By 1930, Brigham’s article “Intelligence Tests of Immigrant Groups” concluded: the infamous Army “study with its entire hypothetical superstructure of racial differences collapses completely.” By the 1950s and 1960s, the top universities were “talent searching,” looking for the “brainy kids,” regardless of ethnicity, Jerome Karabel writes in The Chosen: The Hidden History of Admission and Exclusion at Harvard, Yale, and Princeton. The number of legacy admissions dropped as entering SAT scores soared. At Yale, the median SAT verbal score jumped from 634 in 1957 to 697 in 1966. Freshmen’s average height dipped too, from 26 percent of first-term Yalies standing 6 feet or higher in the 1950s to 20.6 percent a decade later.
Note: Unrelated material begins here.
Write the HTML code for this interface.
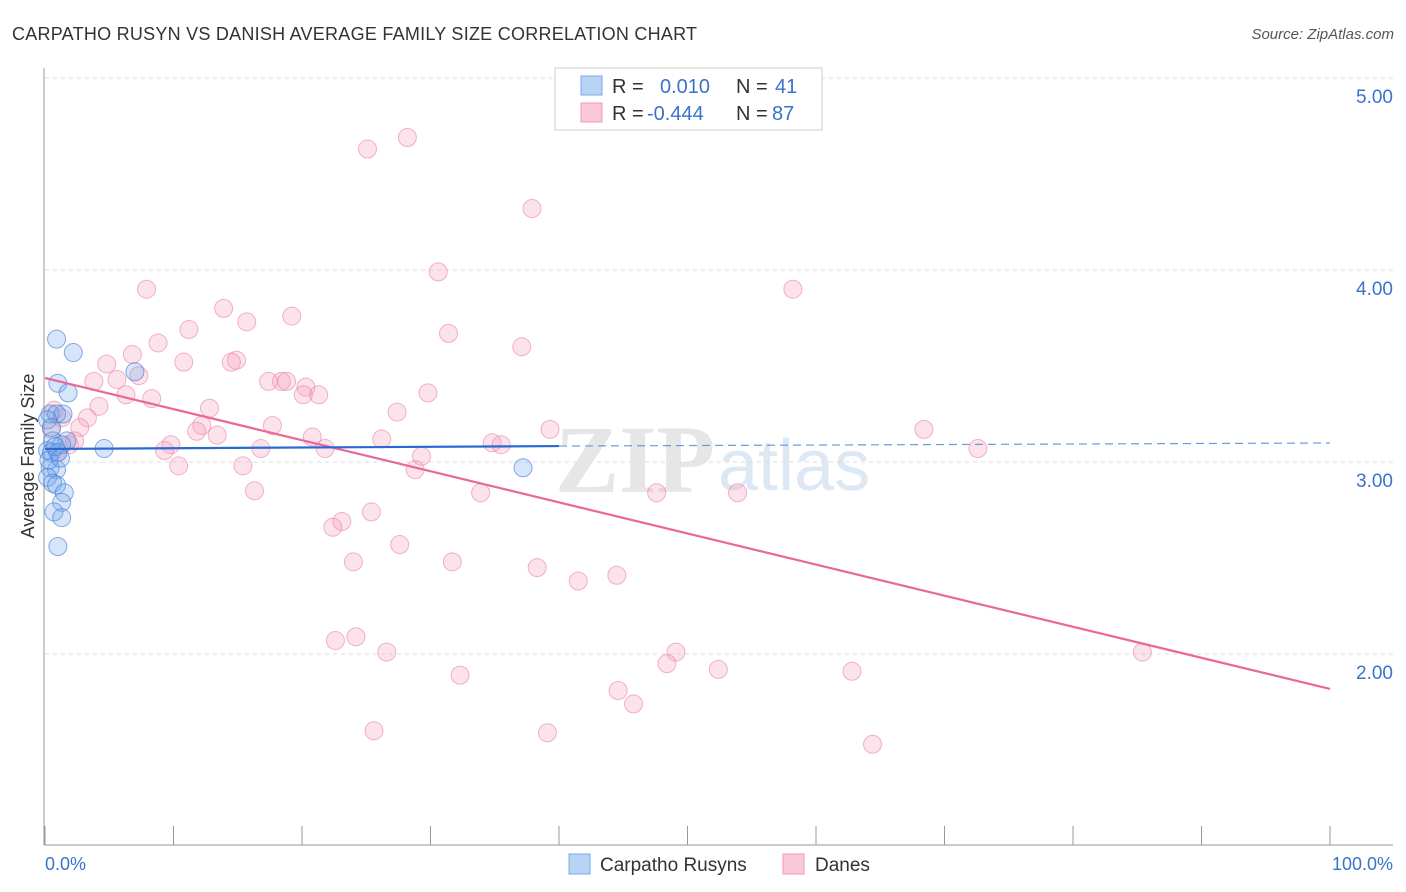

The Affirmative Action counterattack viewing standardized tests as barriers for culturally underprivileged or simply different groups, intensified in the 1980s. Until then, these objective criteria advanced meritorious minorities. Whereas today, the disadvantaged are advantaged by a system more sensitive to disadvantage and the subjective, the college admissions revolution began because objective scores advantaged the disadvantaged.
Bingham’s legacy remains controversial. Nicholas Lemann, who wrote a history of the SATs, The Big Test, and dismissed Bingham’s early work as “offensive,” credits Bingham for “chang[ing] his mind,” and becoming “one of the leading critics of the eugenics movement.” Other critics of standardized testing freeze Bingham and those tools in the 1920s. “Nothing significant has changed about the results of the SAT scores, or the outlook of its authors, since it was first written,” Rich Gibson insists, calling the whole enterprise “fascist” and “an equation of lies,” artificially defining intelligence as measurable.
Hindsight history satisfies ideologues but is as foolish as driving in reverse while still looking forward. We need to understand yesterday as it was not just judge it for failing to please us today. Condemn the bigotry. But also enjoy the irony that racists invented our meritocracy; blowback can be a blessing sometimes. In their politically correct oversimplifications, critics may think that SATs is to objectivity as life is to discrimination. But SATs is to objectivity as life is to complexity. Our society don’t always get it right but at least we demonstrate a tremendous aptitude for self-criticism and self-improvement.